In 2024, businesses employed 52,000 dedicated workers just to comply with regulation, a report released by the Australian Institute of Company Directors on Monday claims.
That’s more staff than are employed by the entire coal mining sector – Australia’s second-largest export industry.
The paper, written by economics consultancy Mandala Partners, estimates the thickets of federal red tape, that have grown like topsy in the past decade, are costing Australian businesses and the economy $160 billion, or 5.8 per cent of GDP.
That’s up from 4.2 per cent of GDP in 2013, when the last economy-wide regulatory stocktake was compiled.

The analysis lays out the scope of the challenge facing Treasurer Jim Chalmers, as he attempts to boost productivity and cut unnecessary red tape in the economy.
Australia has become a hard place to do business and, without change, would lose its international competitiveness, warned AICD chief executive Mark Rigotti.
The amount of pages of federal regulation has tripled since 2000, while the time boards spend on complying with red tape has grown from 23 to 55 per cent in the past 10 years, the report found.
“This isn’t about weakening protections or cutting corners. It’s about making our regulatory system fit for purpose,” Mr Rigotti said.
“When more than half of board time is consumed by compliance and regulatory oversight, we know we have got the balance wrong.”
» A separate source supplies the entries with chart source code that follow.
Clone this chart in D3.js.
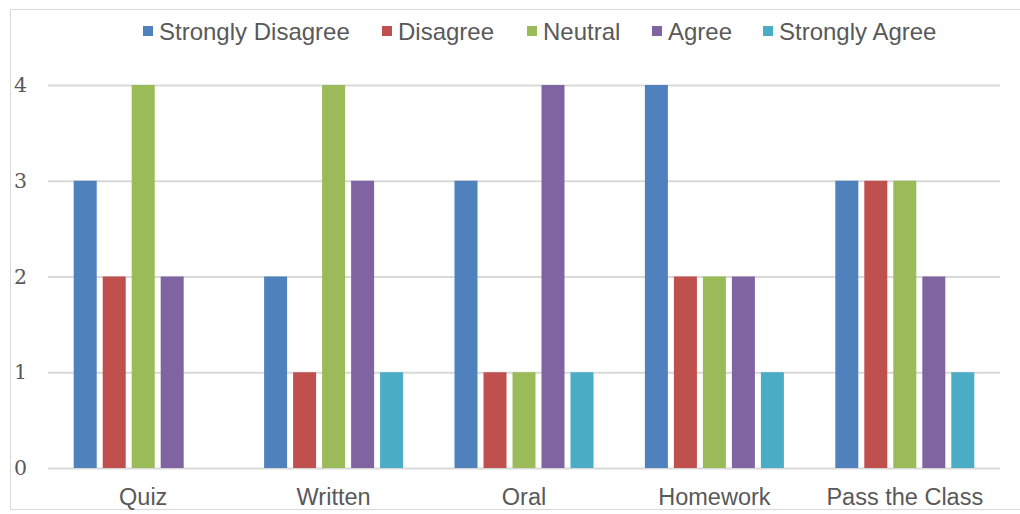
<!DOCTYPE html>
<html><head><meta charset="utf-8">
<script src="https://cdn.jsdelivr.net/npm/d3@7"></script>
<style>body{margin:0;background:#fff}svg{display:block}</style>
</head><body>
<script>
const categories = ["Quiz","Written","Oral","Homework","Pass the Class"];
const seriesNames = ["Strongly Disagree","Disagree","Neutral","Agree","Strongly Agree"];
const stronglyDisagree = [3,2,3,4,3];
const disagree = [2,1,1,2,3];
const neutral = [4,4,1,2,3];
const agree = [2,3,4,2,2];
const stronglyAgree = [0,1,1,1,1];
const yTicks = [0,1,2,3,4];
const colors = ["#4F81BD","#C0504D","#9BBB59","#8064A2","#4BACC6"];
const seriesValues = [stronglyDisagree, disagree, neutral, agree, stronglyAgree];

(function(){
const W = 1020, H = 514;
const svg = d3.select("body").append("svg").attr("width", W).attr("height", H);
svg.append("rect").attr("x",10.5).attr("y",9.5).attr("width",1030).attr("height",500)
  .attr("fill","none").attr("stroke","#d9d9d9").attr("stroke-width",1);

const mLeft = 48, mRight = 1000, mTop = 85, mBottom = 468;
const x0 = d3.scaleBand().domain(categories).range([mLeft,mRight]).paddingInner(0).paddingOuter(0);
const x1 = d3.scaleBand().domain(seriesNames).range([0, 139]).paddingInner(6/29).paddingOuter(0);
const y = d3.scaleLinear().domain([0,4]).range([mBottom, mTop]);

const yAxis = d3.axisLeft(y).tickValues(yTicks).tickSize(-(mRight-mLeft)).tickFormat(d3.format("d"));
const gy = svg.append("g").attr("transform",`translate(${mLeft},0)`).call(yAxis);
gy.select(".domain").remove();
gy.selectAll(".tick line").attr("stroke","#d9d9d9").attr("stroke-width",2);
gy.selectAll(".tick text").attr("x",-21).attr("text-anchor","end")
  .attr("font-family","'DejaVu Serif', serif").attr("font-size",20.5).attr("fill","#595959");

const groupW = 4*x1.step()+x1.bandwidth();
const groups = svg.append("g").selectAll("g").data(categories).join("g")
  .attr("transform", d => `translate(${x0(d) + (x0.bandwidth() - groupW)/2},0)`);
groups.selectAll("rect").data((c,i) => seriesNames.map((s,j)=>({s, v: seriesValues[j][i], j})))
  .join("rect")
  .attr("x", d => x1(d.s)).attr("width", x1.bandwidth())
  .attr("y", d => y(d.v)).attr("height", d => y(0)-y(d.v))
  .attr("fill", d => colors[d.j]);

const xAxis = d3.axisBottom(x0).tickSize(0);
const gx = svg.append("g").attr("transform",`translate(0,${mBottom})`).call(xAxis);
gx.select(".domain").remove();
gx.selectAll(".tick text").attr("dy",0).attr("y",37)
  .attr("font-family","'Liberation Sans', Arial, sans-serif").attr("font-size",23.5).attr("fill","#595959");

const legendX = [143, 382, 527, 652, 763];
const lg = svg.append("g").selectAll("g").data(seriesNames).join("g")
  .attr("transform",(d,i)=>`translate(${legendX[i]},0)`);
lg.append("rect").attr("x",0).attr("y",26).attr("width",10).attr("height",10).attr("fill",(d,i)=>colors[i]);
lg.append("text").attr("x",16).attr("y",39.5).text(d=>d)
  .attr("font-family","'Liberation Sans', Arial, sans-serif").attr("font-size",24).attr("fill","#595959");
})();
</script>
</body></html>
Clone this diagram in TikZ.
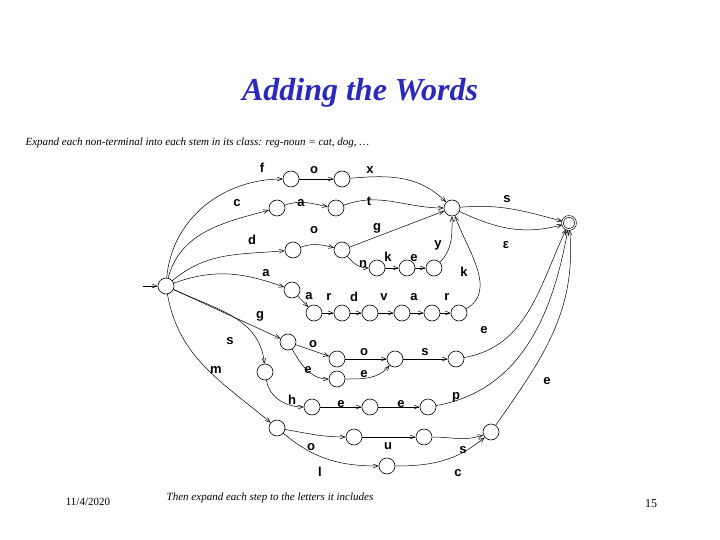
\documentclass[tikz,border=0pt]{standalone}
\usepackage{fontspec}
\setmainfont{Liberation Serif}
\newfontfamily\lab{Liberation Sans}
\usetikzlibrary{arrows.meta}
\definecolor{ttl}{RGB}{40,40,200}
\begin{document}
\begin{tikzpicture}[x=1pt,y=-1pt,
 st/.style={circle,draw,inner sep=0pt,minimum size=16pt,line width=0.6pt},
 fin/.style={st,double,double distance=1.2pt,minimum size=13pt},
 e/.style={-{Straight Barb[length=5pt,width=4pt]},line width=0.5pt},
 lb/.style={font=\lab\bfseries\fontsize{13}{13}\selectfont}]
\useasboundingbox (0,0) rectangle (720,540);
\node[font=\itshape\bfseries\fontsize{32}{32}\selectfont,text=ttl] (title) at (360,93) {Adding the Words};
\node[font=\itshape\fontsize{11}{11}\selectfont,anchor=west] (sub) at (22,143) {Expand each non-terminal into each stem in its class: reg-noun = cat, dog, \dots};
\node[font=\fontsize{11}{11}\selectfont] (date) at (88,502) {11/4/2020};
\node[font=\itshape\fontsize{11}{11}\selectfont] (foot) at (270,498) {Then expand each step to the letters it includes};
\node[font=\fontsize{12}{12}\selectfont] (pg) at (651,504) {15};
% nodes
\node[st] (S) at (166,286) {};
\coordinate (in) at (143,286);
\node[st] (F1) at (291,179) {}; \node[st] (F2) at (342,179) {};
\node[st] (C1) at (277,208) {}; \node[st] (C2) at (336,208) {};
\node[st] (H) at (452,208) {};
\node[fin] (F) at (569,223) {};
\node[st] (D1) at (293,250) {}; \node[st] (D2) at (342,250) {};
\node[st] (N1) at (377,268) {}; \node[st] (N2) at (407,268) {}; \node[st] (N3) at (434,268) {};
\node[st] (A1) at (292,290) {};
\node[st] (A2) at (314,313) {}; \node[st] (A3) at (342,313) {}; \node[st] (A4) at (370,313) {};
\node[st] (A5) at (402,313) {}; \node[st] (A6) at (432,313) {}; \node[st] (A7) at (459,313) {};
\node[st] (G1) at (288,342) {}; \node[st] (G2) at (337,359) {}; \node[st] (G3) at (395,359) {};
\node[st] (G4) at (456,359) {}; \node[st] (G5) at (337,379) {};
\node[st] (S1) at (265,372) {};
\node[st] (H1) at (312,407) {}; \node[st] (H2) at (370,407) {}; \node[st] (H3) at (428,407) {};
\node[st] (M1) at (277,428) {}; \node[st] (M2) at (354,437) {}; \node[st] (M3) at (424,437) {};
\node[st] (M4) at (491,432) {}; \node[st] (L) at (387,466) {};
% edges
\draw[e] (in) -- (S);
\draw[e] (S) to[out=85,in=180] (F1);
\draw[e] (F1) -- (F2);
\draw[e] (F2) to[out=5,in=135] (H);
\draw[e] (S) to[out=75,in=195] (C1);
\draw[e] (C1) to[out=20,in=170] (C2);
\draw[e] (C2) to[out=20,in=180] (H);
\draw[e] (S) to[out=40,in=185] (D1);
\draw[e] (D1) to[out=20,in=165] (D2);
\draw[e] (D2) -- (H);
\draw[e] (D2) to[out=-50,in=180] (N1);
\draw[e] (N1) -- (N2); \draw[e] (N2) -- (N3);
\draw[e] (N3) to[out=45,in=-90] (H);
\draw[e] (S) to[out=20,in=160] (A1);
\draw[e] (A1) -- (A2);
\draw[e] (A2) -- (A3); \draw[e] (A3) -- (A4); \draw[e] (A4) -- (A5);
\draw[e] (A5) -- (A6); \draw[e] (A6) -- (A7);
\draw[e] (A7) to[out=30,in=-70] (H);
\draw[e] (H) to[out=5,in=165] (F);
\draw[e] (H) to[out=-25,in=195] (F);
\draw[e] (S) -- (G1);
\draw[e] (G1) -- (G2);
\draw[e] (G1) to[out=-60,in=180] (G5);
\draw[e] (G2) -- (G3);
\draw[e] (G5) to[out=0,in=-130] (G3);
\draw[e] (G3) -- (G4);
\draw[e] (G4) to[out=10,in=-115] (F);
\draw[e] (S) to[out=-25,in=95] (S1);
\draw[e] (S1) to[out=-80,in=180] (H1);
\draw[e] (H1) -- (H2); \draw[e] (H2) -- (H3);
\draw[e] (H3) to[out=10,in=-100] (F);
\draw[e] (S) to[out=-80,in=140] (M1);
\draw[e] (M1) to[out=-10,in=180] (M2);
\draw[e] (M2) -- (M3);
\draw[e] (M3) to[out=0,in=200] (M4);
\draw[e] (M1) to[out=-40,in=180] (L);
\draw[e] (L) to[out=0,in=220] (M4);
\draw[e] (M4) to[out=55,in=-85] (F);
% labels
\foreach \t/\x/\y in {f/262/168,o/314/170,x/370/170,c/237/203,a/301/203,t/369/201,d/252/240,o/314/230,g/377/228,n/363/264,k/388/257,e/414/258,y/438/245,a/266/273,a/309/296,r/329/297,d/354/297,v/384/297,a/414/297,r/447/297,k/464/272,s/507/199,g/260/316,s/230/341,m/216/370,o/313/344,e/308/370,o/364/352,e/364/374,s/425/352,e/484/330,h/292/400,e/341/404,e/401/404,p/456/397,e/547/381,o/311/447,u/388/446,s/463/450,l/320/472,c/458/473}
  {\node[lb] at (\x,\y) {\t};}
\node[lb] (eps) at (506,245) {ε};
\end{tikzpicture}
\end{document}
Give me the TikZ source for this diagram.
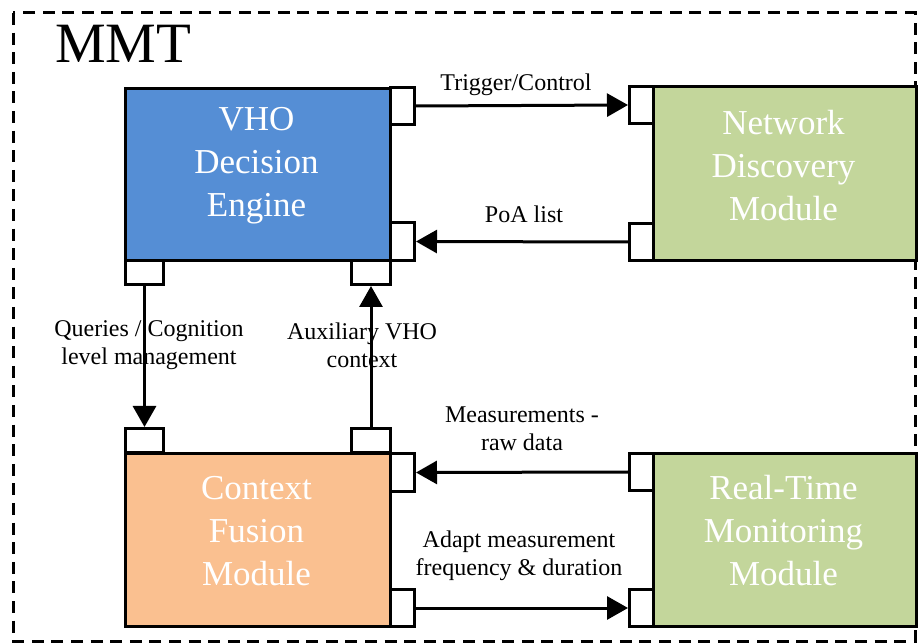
\documentclass[tikz,border=0pt]{standalone}
\usepackage{fontspec}
\setmainfont{Liberation Serif}
\usetikzlibrary{arrows.meta}
\definecolor{vhoblue}{HTML}{558ED5}
\definecolor{cfmorange}{HTML}{FAC090}
\definecolor{modgreen}{HTML}{C3D69B}
\begin{document}
\begin{tikzpicture}[x=1pt,y=-1pt,
  box/.style={draw=black,line width=3.4pt,inner sep=0pt,anchor=north west},
  port/.style={draw=black,fill=white,line width=3pt,inner sep=0pt,anchor=north west},
  hport/.style={port,minimum width=24pt,minimum height=37pt},
  vport/.style={port,minimum width=38pt,minimum height=24pt},
  btext/.style={text=white,font=\fontsize{35}{43}\selectfont,align=center},
  lab/.style={font=\fontsize{24}{28}\selectfont,align=center,inner sep=0pt},
  conn/.style={line width=3pt,-{Triangle[length=21pt,width=23pt]}}
]
\useasboundingbox (0,0) rectangle (922,644);
% frame
\draw[line width=3pt,dash pattern=on 12pt off 7.6pt] (13,13) rectangle (915,641);
\node[font=\fontsize{57}{60}\selectfont,anchor=base west,inner sep=0pt] (mmt) at (55,63) {MMT};
% main boxes
\node[box,fill=vhoblue,minimum width=265pt,minimum height=172pt] (vho) at (124,87) {};
\node[box,fill=cfmorange,minimum width=265pt,minimum height=173pt] (cfm) at (124,452) {};
\node[box,fill=modgreen,minimum width=263pt,minimum height=174pt] (ndm) at (652,85) {};
\node[box,fill=modgreen,minimum width=263pt,minimum height=173pt] (rtm) at (652,452) {};
% box texts
\node[btext] (vhot) at (256.5,166) {VHO\\Decision\\Engine};
\node[btext] (cfmt) at (256.5,531) {Context\\Fusion\\Module};
\node[btext] (ndmt) at (783.5,166) {Network\\Discovery\\Module};
\node[btext] (rtmt) at (783.5,531) {Real-Time\\Monitoring\\Module};
% ports
\node[hport] (vr1) at (389,86) {};
\node[hport,minimum height=38pt] (vr2) at (389,221) {};
\node[vport] (vb1) at (124,259) {};
\node[vport,minimum width=39pt] (vb2) at (350,259) {};
\node[vport] (ct1) at (124,427) {};
\node[vport,minimum width=39pt] (ct2) at (350,427) {};
\node[hport,minimum height=38pt] (cr1) at (389,452) {};
\node[hport] (cr2) at (389,588) {};
\node[hport] (nl1) at (628,85) {};
\node[hport] (nl2) at (628,222) {};
\node[hport] (rl1) at (628,452) {};
\node[hport] (rl2) at (628,588) {};
% connectors
\draw[conn] (vr1.east) -- (nl1.west);
\draw[conn] (nl2.west) -- (vr2.east);
\draw[conn] (vb1.south) -- (ct1.north);
\draw[conn] (ct2.north) -- (vb2.south);
\draw[conn] (rl1.west) -- (cr1.east);
\draw[conn] (cr2.east) -- (rl2.west);
% labels
\node[lab] (l1) at (516,85) {Trigger/Control};
\node[lab] (l2) at (524,214) {PoA list};
\node[lab] (l3) at (149,345) {Queries / Cognition\\level management};
\node[lab] (l4) at (362,345) {Auxiliary VHO\\context};
\node[lab] (l5) at (522,429) {Measurements -\\raw data};
\node[lab] (l6) at (519,556) {Adapt measurement\\frequency \& duration};
\end{tikzpicture}
\end{document}
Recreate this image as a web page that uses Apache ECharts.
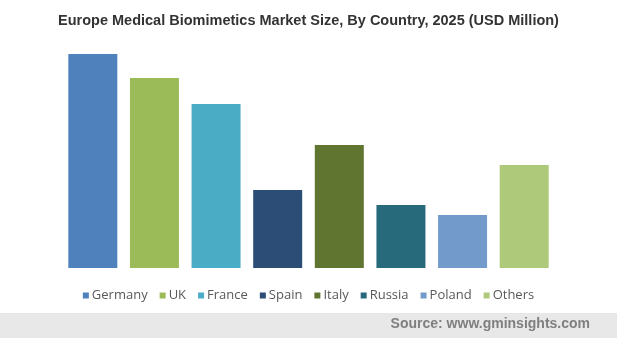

The issue is not the fact that governments seek to regulate risky or destructive activities, but in the unwieldy way that laws have been layered on top of one another over time.

In a report earlier this year, independent advisory body the Productivity Commission found poorly conceived individual regulations or a “pile-up” of multiple regulations hindered business investment and dynamism.
That has contributed to Australia’s productivity growth – the main determiner of rising living standards in the long run – sinking to its lowest level in more than 60 years.
Dr Chalmers said he was determined to make in-roads on the blockages.
“Whether it’s slashing tariffs, streamlining and strengthening our foreign investment regime, our merger reforms, or our environmental reforms in the Parliament this week, we’re doing a lot to responsibly improve regulation and speed up approvals,” he said.
“We’ve already got a big agenda to ease the burden on businesses, cut red tape and build more homes but we’re keen to do more where we can.”
The institute called on the treasurer to reduce the regulatory burden by a quarter by 2030 and implement a process to better assess the impacts of new pieces of regulation on compliance costs.
Other recommendations in the report included lifting the threshold at which companies are required to lodge audited financial reports with the corporate regulator from $50 million in revenue and $25 million in assets to $100 million in revenue and $50 million in assets.
According to the report, that alone would yield around $1.7bn in compliance savings over four years, whilst removing the climate reporting burden for around 1500 firms.
“We must abandon a set and forget approach that allows regulatory accumulation by default,” Mr Rigotti said.